WHAT THE TASK REQUIRES
Each line from the top of the listing through the one holding "0.0, 0.0, 0.0];" should be restated word for word, with nothing added and no pictures.

DATA EXCERPT

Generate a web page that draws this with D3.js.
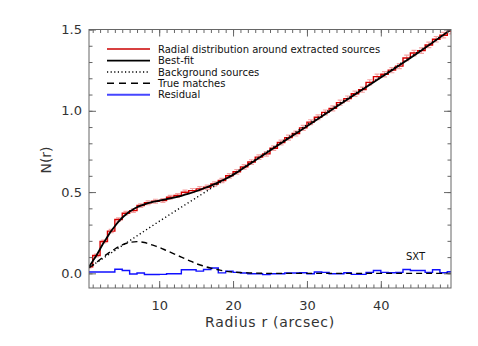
<!DOCTYPE html>
<html>
<head>
<meta charset="utf-8">
<script src="https://cdn.jsdelivr.net/npm/d3@7"></script>
<style>
  body { margin: 0; background: #fff; }
  svg { display: block; }
  text { font-family: "DejaVu Sans", sans-serif; }
</style>
</head>
<body>
<svg id="chart"></svg>
<script>
// histogram: bins [k, k+1], k = 0..49
const histVals = [0.04, 0.110, 0.196, 0.26, 0.331, 0.37, 0.386, 0.417, 0.434, 0.444,
    0.448, 0.468, 0.479, 0.499, 0.509, 0.52, 0.53, 0.55, 0.571, 0.60,
    0.625, 0.655, 0.685, 0.715, 0.735, 0.77, 0.805, 0.835, 0.86, 0.895,
    0.93, 0.96, 0.99, 1.015, 1.05, 1.075, 1.105, 1.13, 1.175, 1.21,
    1.225, 1.25, 1.275, 1.325, 1.355, 1.37, 1.405, 1.44, 1.465, 1.49];
const histErrs = [0.006, 0.008, 0.009, 0.010, 0.010, 0.011, 0.011, 0.011, 0.012, 0.012,
    0.012, 0.012, 0.012, 0.013, 0.013, 0.013, 0.013, 0.013, 0.013, 0.014,
    0.014, 0.014, 0.014, 0.014, 0.014, 0.014, 0.015, 0.015, 0.015, 0.015,
    0.015, 0.015, 0.015, 0.015, 0.016, 0.016, 0.016, 0.016, 0.016, 0.016,
    0.016, 0.016, 0.016, 0.017, 0.017, 0.017, 0.017, 0.017, 0.017, 0.017];
const residVals = [0.008, 0.008, 0.008, 0.008, 0.025, 0.018, -0.004, 0.002, -0.007, -0.007,
    -0.006, -0.002, -0.002, 0.022, 0.022, 0.014, 0.024, 0.033, 0.003, 0.014,
    0.006, 0.002, -0.002, -0.002, -0.008, -0.002, -0.002, 0.002, 0.002, 0.004,
    -0.002, 0.008, 0.006, -0.002, -0.002, 0.004, -0.006, -0.006, 0.006, 0.018,
    0.006, 0.004, 0.006, 0.024, 0.018, 0.018, 0.006, 0.022, 0.004, 0.010];

// smooth curves, sampled at radii
const fitR   = [0.5, 1, 1.5, 2, 2.5, 3, 3.5, 4, 4.5, 5, 5.5, 6, 6.5, 7, 7.5, 8, 9, 10, 11, 12, 13, 14, 15, 16, 17, 18, 19, 20, 22, 25, 30, 35, 40, 45, 49.5];
const fitVal = [0.04, 0.075, 0.11, 0.15, 0.19, 0.225, 0.26, 0.29, 0.318, 0.342, 0.362, 0.38, 0.395, 0.407, 0.417, 0.425, 0.438, 0.447, 0.456, 0.466, 0.477, 0.49, 0.505, 0.522, 0.54, 0.56, 0.582, 0.606, 0.665, 0.755, 0.905, 1.055, 1.205, 1.355, 1.5];
const bgR    = [0.5, 10, 20, 30, 40, 49.5];
const bgVal  = [0.035, 0.32, 0.61, 0.915, 1.21, 1.5];
const trueR  = [0.5, 1, 2, 3, 4, 5, 6, 7, 8, 9, 10, 11, 12, 13, 14, 15, 16, 17, 18, 19, 20, 22, 25, 30, 49.5];
const trueVal = [0.035, 0.05, 0.085, 0.12, 0.15, 0.175, 0.19, 0.195, 0.19, 0.175, 0.16, 0.14, 0.12, 0.1, 0.08, 0.06, 0.045, 0.032, 0.022, 0.013, 0.008, 0.003, 0.0, 0.0, 0.0];

const legendLabels = ['Radial distribution around extracted sources', 'Best-fit',
    'Background sources', 'True matches', 'Residual'];
const xTicksMajor = [10, 20, 30, 40];
const yTicksMajor = [0.0, 0.5, 1.0, 1.5];

const width = 478, height = 346;
const margin = {top: 29.5, right: 27, bottom: 58, left: 89};
const innerW = width - margin.left - margin.right;
const innerH = height - margin.top - margin.bottom;

const svg = d3.select('#chart').attr('width', width).attr('height', height);
svg.append('rect').attr('width', width).attr('height', height).attr('fill', '#fff');

const chart = svg.append('g')
    .attr('transform', `translate(${margin.left}, ${margin.top})`);

const xscale = d3.scaleLinear().domain([0.5, 49.5]).range([0, innerW]);
const yscale = d3.scaleLinear().domain([-0.09, 1.5]).range([innerH, 0]);

chart.append('clipPath').attr('id', 'clip')
    .append('rect').attr('width', innerW).attr('height', innerH);
const plot = chart.append('g').attr('clip-path', 'url(#clip)');

// axes (ticks point inward)
const axisColor = '#666';
const minorX = d3.range(1, 50, 1);
const minorY = d3.range(-0.0, 1.51, 0.1).map(v => +v.toFixed(1));

function styleAxis(g) {
    g.select('.domain').remove();
    g.selectAll('line').attr('stroke', axisColor);
    g.selectAll('text').attr('fill', '#333').style('font-size', '13px')
        .style('font-family', '"DejaVu Sans", sans-serif');
}

chart.append('g').attr('transform', `translate(0, ${innerH})`)
    .call(d3.axisBottom(xscale).tickValues(minorX).tickSize(-3.5).tickFormat(''))
    .call(styleAxis);
chart.append('g').attr('transform', `translate(0, ${innerH})`)
    .call(d3.axisBottom(xscale).tickValues(xTicksMajor).tickSize(-7).tickPadding(13).tickFormat(d3.format('d')))
    .call(styleAxis);
chart.append('g')
    .call(d3.axisTop(xscale).tickValues(minorX).tickSize(-3.5).tickFormat(''))
    .call(styleAxis);
chart.append('g')
    .call(d3.axisTop(xscale).tickValues(xTicksMajor).tickSize(-7).tickFormat(''))
    .call(styleAxis);

chart.append('g')
    .call(d3.axisLeft(yscale).tickValues(minorY).tickSize(-3.5).tickFormat(''))
    .call(styleAxis);
chart.append('g')
    .call(d3.axisLeft(yscale).tickValues(yTicksMajor).tickSize(-7).tickPadding(7).tickFormat(d3.format('.1f')))
    .call(styleAxis);
chart.append('g').attr('transform', `translate(${innerW}, 0)`)
    .call(d3.axisRight(yscale).tickValues(minorY).tickSize(-3.5).tickFormat(''))
    .call(styleAxis);
chart.append('g').attr('transform', `translate(${innerW}, 0)`)
    .call(d3.axisRight(yscale).tickValues(yTicksMajor).tickSize(-7).tickFormat(''))
    .call(styleAxis);

chart.append('rect')
    .attr('x', 0).attr('y', 0).attr('width', innerW).attr('height', innerH)
    .attr('fill', 'none').attr('stroke', axisColor).attr('stroke-width', 1);

// error bars
const errColor = '#f4a3a3';
const errs = plot.selectAll('.err').data(histVals.map((v, i) => ({c: i + 0.5, v, e: histErrs[i]})))
    .join('g').attr('class', 'err');
errs.append('line')
    .attr('x1', d => xscale(d.c)).attr('x2', d => xscale(d.c))
    .attr('y1', d => yscale(d.v - d.e)).attr('y2', d => yscale(d.v + d.e));
errs.append('line')
    .attr('x1', d => xscale(d.c) - 2.5).attr('x2', d => xscale(d.c) + 2.5)
    .attr('y1', d => yscale(d.v + d.e)).attr('y2', d => yscale(d.v + d.e));
errs.append('line')
    .attr('x1', d => xscale(d.c) - 2.5).attr('x2', d => xscale(d.c) + 2.5)
    .attr('y1', d => yscale(d.v - d.e)).attr('y2', d => yscale(d.v - d.e));
errs.selectAll('line').attr('stroke', errColor).attr('stroke-width', 1.2);

// step histograms
const stepLine = d3.line().x(d => xscale(d[0])).y(d => yscale(d[1])).curve(d3.curveStepAfter);
function stepPoints(vals) {
    const pts = vals.map((v, i) => [i, v]);
    pts.push([vals.length, vals[vals.length - 1]]);
    return pts;
}

plot.append('path').datum(stepPoints(histVals))
    .attr('d', stepLine).attr('fill', 'none')
    .attr('stroke', '#d80000').attr('stroke-width', 1.4);

plot.append('path').datum(stepPoints(residVals))
    .attr('d', stepLine).attr('fill', 'none')
    .attr('stroke', '#1010ff').attr('stroke-width', 1.4);

// smooth curves
const smooth = d3.line().x(d => xscale(d[0])).y(d => yscale(d[1])).curve(d3.curveMonotoneX);

plot.append('path').datum(bgR.map((r, i) => [r, bgVal[i]]))
    .attr('d', smooth).attr('fill', 'none')
    .attr('stroke', '#000').attr('stroke-width', 1.4).attr('stroke-dasharray', '1.2,2.6');

plot.append('path').datum(trueR.map((r, i) => [r, trueVal[i]]))
    .attr('d', smooth).attr('fill', 'none')
    .attr('stroke', '#000').attr('stroke-width', 1.4).attr('stroke-dasharray', '6,4');

plot.append('path').datum(fitR.map((r, i) => [r, fitVal[i]]))
    .attr('d', smooth).attr('fill', 'none')
    .attr('stroke', '#000').attr('stroke-width', 1.8);

// SXT label
chart.append('text')
    .attr('x', xscale(43.4)).attr('y', yscale(0.08))
    .style('font-size', '10px').attr('fill', '#111')
    .text('SXT');

// legend
const legendStyles = [
    {stroke: '#d84040', dash: null, w: 2},
    {stroke: '#000', dash: null, w: 1.6},
    {stroke: '#000', dash: '1.2,2.4', w: 1.3},
    {stroke: '#000', dash: '7,5', w: 1.5},
    {stroke: '#4646ff', dash: null, w: 2}
];
const legend = svg.append('g');
const rowY = [49, 60.6, 72, 83.3, 94.7];
legendLabels.forEach((lab, i) => {
    const s = legendStyles[i];
    legend.append('line')
        .attr('x1', 107).attr('x2', 150).attr('y1', rowY[i]).attr('y2', rowY[i])
        .attr('stroke', s.stroke).attr('stroke-width', s.w)
        .attr('stroke-dasharray', s.dash);
    legend.append('text')
        .attr('x', 158).attr('y', rowY[i] + 3.7)
        .style('font-size', '10px').attr('fill', '#111')
        .text(lab);
});

// axis titles
svg.append('text')
    .attr('x', margin.left + innerW / 2).attr('y', 327)
    .attr('text-anchor', 'middle')
    .style('font-size', '14px').style('letter-spacing', '0.7px').attr('fill', '#333')
    .text('Radius r (arcsec)');

svg.append('text')
    .attr('transform', 'rotate(-90)')
    .attr('x', -160).attr('y', 51)
    .attr('text-anchor', 'middle')
    .style('font-size', '14px').attr('fill', '#333')
    .text('N(r)');
</script>
</body>
</html>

TASK SOLUTION
Generate a web page that draws this with D3.js.
<!DOCTYPE html>
<html>
<head>
<meta charset="utf-8">
<script src="https://cdn.jsdelivr.net/npm/d3@7"></script>
<style>
  body { margin: 0; background: #fff; }
  svg { display: block; }
  text { font-family: "DejaVu Sans", sans-serif; }
</style>
</head>
<body>
<svg id="chart"></svg>
<script>
// histogram: bins [k, k+1], k = 0..49
const histVals = [0.04, 0.110, 0.196, 0.26, 0.331, 0.37, 0.386, 0.417, 0.434, 0.444,
    0.448, 0.468, 0.479, 0.499, 0.509, 0.52, 0.53, 0.55, 0.571, 0.60,
    0.625, 0.655, 0.685, 0.715, 0.735, 0.77, 0.805, 0.835, 0.86, 0.895,
    0.93, 0.96, 0.99, 1.015, 1.05, 1.075, 1.105, 1.13, 1.175, 1.21,
    1.225, 1.25, 1.275, 1.325, 1.355, 1.37, 1.405, 1.44, 1.465, 1.49];
const histErrs = [0.006, 0.008, 0.009, 0.010, 0.010, 0.011, 0.011, 0.011, 0.012, 0.012,
    0.012, 0.012, 0.012, 0.013, 0.013, 0.013, 0.013, 0.013, 0.013, 0.014,
    0.014, 0.014, 0.014, 0.014, 0.014, 0.014, 0.015, 0.015, 0.015, 0.015,
    0.015, 0.015, 0.015, 0.015, 0.016, 0.016, 0.016, 0.016, 0.016, 0.016,
    0.016, 0.016, 0.016, 0.017, 0.017, 0.017, 0.017, 0.017, 0.017, 0.017];
const residVals = [0.008, 0.008, 0.008, 0.008, 0.025, 0.018, -0.004, 0.002, -0.007, -0.007,
    -0.006, -0.002, -0.002, 0.022, 0.022, 0.014, 0.024, 0.033, 0.003, 0.014,
    0.006, 0.002, -0.002, -0.002, -0.008, -0.002, -0.002, 0.002, 0.002, 0.004,
    -0.002, 0.008, 0.006, -0.002, -0.002, 0.004, -0.006, -0.006, 0.006, 0.018,
    0.006, 0.004, 0.006, 0.024, 0.018, 0.018, 0.006, 0.022, 0.004, 0.010];

// smooth curves, sampled at radii
const fitR   = [0.5, 1, 1.5, 2, 2.5, 3, 3.5, 4, 4.5, 5, 5.5, 6, 6.5, 7, 7.5, 8, 9, 10, 11, 12, 13, 14, 15, 16, 17, 18, 19, 20, 22, 25, 30, 35, 40, 45, 49.5];
const fitVal = [0.04, 0.075, 0.11, 0.15, 0.19, 0.225, 0.26, 0.29, 0.318, 0.342, 0.362, 0.38, 0.395, 0.407, 0.417, 0.425, 0.438, 0.447, 0.456, 0.466, 0.477, 0.49, 0.505, 0.522, 0.54, 0.56, 0.582, 0.606, 0.665, 0.755, 0.905, 1.055, 1.205, 1.355, 1.5];
const bgR    = [0.5, 10, 20, 30, 40, 49.5];
const bgVal  = [0.035, 0.32, 0.61, 0.915, 1.21, 1.5];
const trueR  = [0.5, 1, 2, 3, 4, 5, 6, 7, 8, 9, 10, 11, 12, 13, 14, 15, 16, 17, 18, 19, 20, 22, 25, 30, 49.5];
const trueVal = [0.035, 0.05, 0.085, 0.12, 0.15, 0.175, 0.19, 0.195, 0.19, 0.175, 0.16, 0.14, 0.12, 0.1, 0.08, 0.06, 0.045, 0.032, 0.022, 0.013, 0.008, 0.003, 0.0, 0.0, 0.0];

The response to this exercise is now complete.